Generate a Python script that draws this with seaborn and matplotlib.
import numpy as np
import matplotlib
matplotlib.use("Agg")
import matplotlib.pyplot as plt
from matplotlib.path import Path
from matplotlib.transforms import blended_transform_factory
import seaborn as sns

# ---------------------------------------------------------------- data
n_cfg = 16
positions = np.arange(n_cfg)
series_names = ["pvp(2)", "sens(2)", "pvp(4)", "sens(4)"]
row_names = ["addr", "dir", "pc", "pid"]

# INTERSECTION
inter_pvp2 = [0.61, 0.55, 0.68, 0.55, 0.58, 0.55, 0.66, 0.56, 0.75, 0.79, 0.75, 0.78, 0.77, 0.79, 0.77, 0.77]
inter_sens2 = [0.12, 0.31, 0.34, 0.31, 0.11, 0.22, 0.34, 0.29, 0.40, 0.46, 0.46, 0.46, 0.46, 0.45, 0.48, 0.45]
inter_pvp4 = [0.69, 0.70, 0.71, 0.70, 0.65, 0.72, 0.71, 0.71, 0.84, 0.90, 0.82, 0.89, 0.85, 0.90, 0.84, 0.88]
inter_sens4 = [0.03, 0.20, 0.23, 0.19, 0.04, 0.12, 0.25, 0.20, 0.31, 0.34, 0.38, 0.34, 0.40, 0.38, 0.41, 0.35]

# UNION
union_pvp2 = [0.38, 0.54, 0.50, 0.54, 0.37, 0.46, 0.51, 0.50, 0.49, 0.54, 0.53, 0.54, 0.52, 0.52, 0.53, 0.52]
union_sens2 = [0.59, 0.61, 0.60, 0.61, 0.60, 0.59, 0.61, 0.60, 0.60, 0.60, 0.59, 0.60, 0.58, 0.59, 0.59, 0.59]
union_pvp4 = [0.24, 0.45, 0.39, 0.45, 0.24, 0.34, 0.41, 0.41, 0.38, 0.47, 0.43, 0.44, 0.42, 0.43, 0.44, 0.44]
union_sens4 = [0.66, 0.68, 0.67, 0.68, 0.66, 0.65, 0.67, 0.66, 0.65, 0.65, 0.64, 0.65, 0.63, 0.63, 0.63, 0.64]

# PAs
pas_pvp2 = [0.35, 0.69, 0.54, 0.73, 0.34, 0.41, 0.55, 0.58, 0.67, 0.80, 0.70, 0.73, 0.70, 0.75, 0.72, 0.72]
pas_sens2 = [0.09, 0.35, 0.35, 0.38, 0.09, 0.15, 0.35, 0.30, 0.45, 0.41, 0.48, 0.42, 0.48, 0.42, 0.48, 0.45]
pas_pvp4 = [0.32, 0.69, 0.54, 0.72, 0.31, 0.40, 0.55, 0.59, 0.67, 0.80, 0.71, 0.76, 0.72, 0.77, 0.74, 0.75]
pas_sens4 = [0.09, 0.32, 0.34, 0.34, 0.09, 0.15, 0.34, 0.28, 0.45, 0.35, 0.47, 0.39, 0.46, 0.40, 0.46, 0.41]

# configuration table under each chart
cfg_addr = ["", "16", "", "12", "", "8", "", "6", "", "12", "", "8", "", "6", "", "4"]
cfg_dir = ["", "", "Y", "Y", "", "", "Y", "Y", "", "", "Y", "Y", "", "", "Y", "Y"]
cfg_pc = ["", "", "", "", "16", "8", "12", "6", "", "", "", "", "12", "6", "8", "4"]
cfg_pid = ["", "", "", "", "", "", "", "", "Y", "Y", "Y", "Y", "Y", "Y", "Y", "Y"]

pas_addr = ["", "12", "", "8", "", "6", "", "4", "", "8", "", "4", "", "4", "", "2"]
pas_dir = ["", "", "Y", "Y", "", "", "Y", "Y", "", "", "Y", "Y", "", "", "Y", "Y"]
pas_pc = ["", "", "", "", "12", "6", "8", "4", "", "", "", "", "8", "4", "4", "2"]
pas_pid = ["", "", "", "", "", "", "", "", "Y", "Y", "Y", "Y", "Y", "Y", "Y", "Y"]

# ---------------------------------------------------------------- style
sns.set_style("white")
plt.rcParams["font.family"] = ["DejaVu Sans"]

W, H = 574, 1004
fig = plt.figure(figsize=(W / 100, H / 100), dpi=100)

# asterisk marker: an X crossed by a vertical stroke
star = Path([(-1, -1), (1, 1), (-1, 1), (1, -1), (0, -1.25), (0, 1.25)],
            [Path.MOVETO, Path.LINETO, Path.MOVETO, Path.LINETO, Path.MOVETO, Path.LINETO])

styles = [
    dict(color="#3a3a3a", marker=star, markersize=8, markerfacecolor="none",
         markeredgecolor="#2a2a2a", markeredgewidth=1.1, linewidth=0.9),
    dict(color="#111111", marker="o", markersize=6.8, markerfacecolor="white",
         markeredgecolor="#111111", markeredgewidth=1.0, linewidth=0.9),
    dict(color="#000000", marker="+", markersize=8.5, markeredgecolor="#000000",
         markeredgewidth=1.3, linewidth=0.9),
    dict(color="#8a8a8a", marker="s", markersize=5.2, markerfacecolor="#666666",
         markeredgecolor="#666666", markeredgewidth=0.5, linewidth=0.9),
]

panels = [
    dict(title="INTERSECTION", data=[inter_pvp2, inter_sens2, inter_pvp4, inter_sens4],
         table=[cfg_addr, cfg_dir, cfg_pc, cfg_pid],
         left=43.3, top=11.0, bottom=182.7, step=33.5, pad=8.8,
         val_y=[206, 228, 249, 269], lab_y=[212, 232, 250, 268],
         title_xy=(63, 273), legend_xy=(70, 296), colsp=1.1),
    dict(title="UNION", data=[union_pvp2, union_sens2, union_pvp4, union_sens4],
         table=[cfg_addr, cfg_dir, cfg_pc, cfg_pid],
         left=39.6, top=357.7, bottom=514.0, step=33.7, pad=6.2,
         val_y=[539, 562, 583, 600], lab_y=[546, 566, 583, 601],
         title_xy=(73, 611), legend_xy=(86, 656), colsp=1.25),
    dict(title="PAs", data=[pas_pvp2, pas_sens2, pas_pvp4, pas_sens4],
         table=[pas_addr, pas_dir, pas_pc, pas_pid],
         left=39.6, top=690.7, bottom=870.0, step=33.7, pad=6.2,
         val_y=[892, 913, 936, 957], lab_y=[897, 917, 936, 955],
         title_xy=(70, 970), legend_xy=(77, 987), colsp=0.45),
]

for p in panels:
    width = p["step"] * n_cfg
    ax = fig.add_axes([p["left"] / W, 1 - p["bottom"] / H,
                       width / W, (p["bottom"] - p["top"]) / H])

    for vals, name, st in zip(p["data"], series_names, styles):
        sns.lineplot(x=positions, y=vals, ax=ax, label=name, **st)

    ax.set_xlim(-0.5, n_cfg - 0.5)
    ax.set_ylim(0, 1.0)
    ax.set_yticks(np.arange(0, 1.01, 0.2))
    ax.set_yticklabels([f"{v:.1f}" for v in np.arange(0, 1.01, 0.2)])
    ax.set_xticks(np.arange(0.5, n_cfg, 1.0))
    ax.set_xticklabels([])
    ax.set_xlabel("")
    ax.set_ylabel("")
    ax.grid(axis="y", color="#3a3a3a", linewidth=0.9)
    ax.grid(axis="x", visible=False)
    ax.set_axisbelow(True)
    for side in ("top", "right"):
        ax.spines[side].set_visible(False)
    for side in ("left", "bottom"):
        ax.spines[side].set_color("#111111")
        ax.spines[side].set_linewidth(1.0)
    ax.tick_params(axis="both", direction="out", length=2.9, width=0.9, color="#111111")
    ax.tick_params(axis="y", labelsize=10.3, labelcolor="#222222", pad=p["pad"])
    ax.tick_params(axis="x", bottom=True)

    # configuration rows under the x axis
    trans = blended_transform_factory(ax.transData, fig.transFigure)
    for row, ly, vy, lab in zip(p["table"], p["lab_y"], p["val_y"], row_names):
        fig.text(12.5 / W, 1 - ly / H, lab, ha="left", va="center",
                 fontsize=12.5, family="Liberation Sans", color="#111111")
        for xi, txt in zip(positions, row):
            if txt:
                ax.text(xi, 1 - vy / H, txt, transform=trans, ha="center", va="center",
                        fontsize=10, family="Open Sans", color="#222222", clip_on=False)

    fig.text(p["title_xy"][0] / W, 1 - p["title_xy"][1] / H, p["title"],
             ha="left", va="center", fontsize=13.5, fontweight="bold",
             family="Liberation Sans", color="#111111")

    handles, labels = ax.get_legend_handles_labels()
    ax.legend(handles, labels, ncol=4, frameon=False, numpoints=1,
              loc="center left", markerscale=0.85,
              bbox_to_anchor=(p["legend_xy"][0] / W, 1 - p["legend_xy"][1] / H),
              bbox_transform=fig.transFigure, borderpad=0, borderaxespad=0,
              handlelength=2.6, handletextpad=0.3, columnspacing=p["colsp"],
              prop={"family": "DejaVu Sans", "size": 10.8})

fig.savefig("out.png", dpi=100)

_GIVEN REQUEST_
Your answer should be a single number: how many lines of the material contain the word "matplotlib".

_ANSWER_
6